Avoidance proceedings – whose jurisdiction is it anyway?

Insolvency Bitesize - March 2019

The ECJ has held that under the EU Insolvency Regulation 2000, jurisdiction to hear avoidance action claims is exclusive to the courts of the "main insolvency proceeding"

Under the EU Insolvency Regulation 2015/848 (which applies to proceedings opened after 26 June 2017), Art.6 allows an avoidance action (or other action deriving directly from the insolvency proceedings and closely linked with them) to be brought in the courts of the member state where a defendant is domiciled (or if there are multiple defendants then in the courts of the member state where any of them is domiciled). However, this flexibility only applies if the insolvency action is related to a civil and commercial action against the same defendant for which those local courts already have jurisdiction (under the Brussels Regulation).

There was no equivalent to Art.6 in the original EU Insolvency Regulation 2000. 
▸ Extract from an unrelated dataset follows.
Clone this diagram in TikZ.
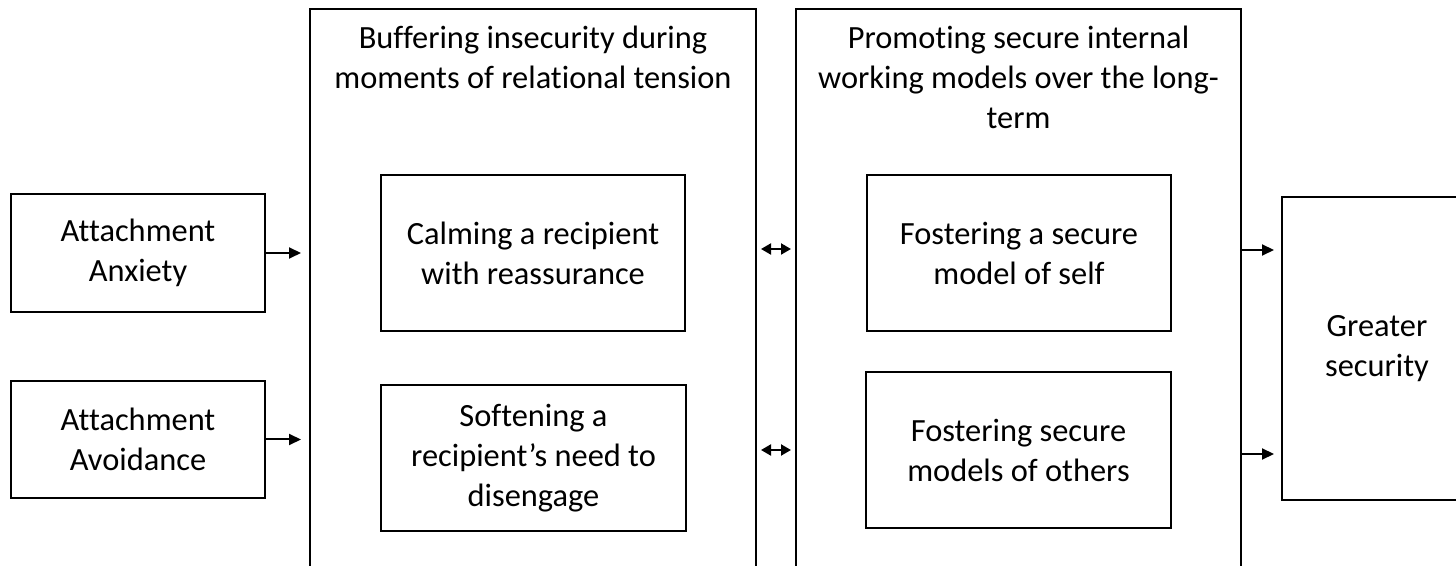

In Wiemer & Trachte GmbH v Tadzher (Case C-296/17), the ECJ held that only the courts where main insolvency proceedings were opened could have jurisdiction to hear an insolvency clawback action against a defendant whose registered office (or habitual residence) was in another member state. So, in this case, the liquidator of a company in main insolvency proceedings (liquidation) in Germany could not proceed in the Bulgarian courts with an action for repayment of monies against a director of the company who was resident in Bulgaria. The Bulgarian courts lacked jurisdiction to hear the case in the main proceedings. The reasoning is largely premised on the idea that concentrating all actions directly related to insolvency before the courts of the member state with jurisdiction to open insolvency proceedings (the so-called vis attractiva concursus principle if you like your Latin) is consistent with the objective of improving the effectiveness and efficiency of insolvency proceedings having cross border effects. It also avoids incentives to forum shop (i.e. transferring assets or judicial proceedings from one member state to another). Both are key objectives in the European Insolvency Regulation. Allowing a liquidator in main proceedings to bring a clawback action in the courts of another member state would undermine those objectives, the ECJ held.

The position, as noted above, under the EU Insolvency Regulation 2015 is more nuanced – although on the facts, the result would not necessarily have been any different (because Art.6 of the EIR 2015 depends on there being a civil and commercial action before the local courts which is related to the insolvency action).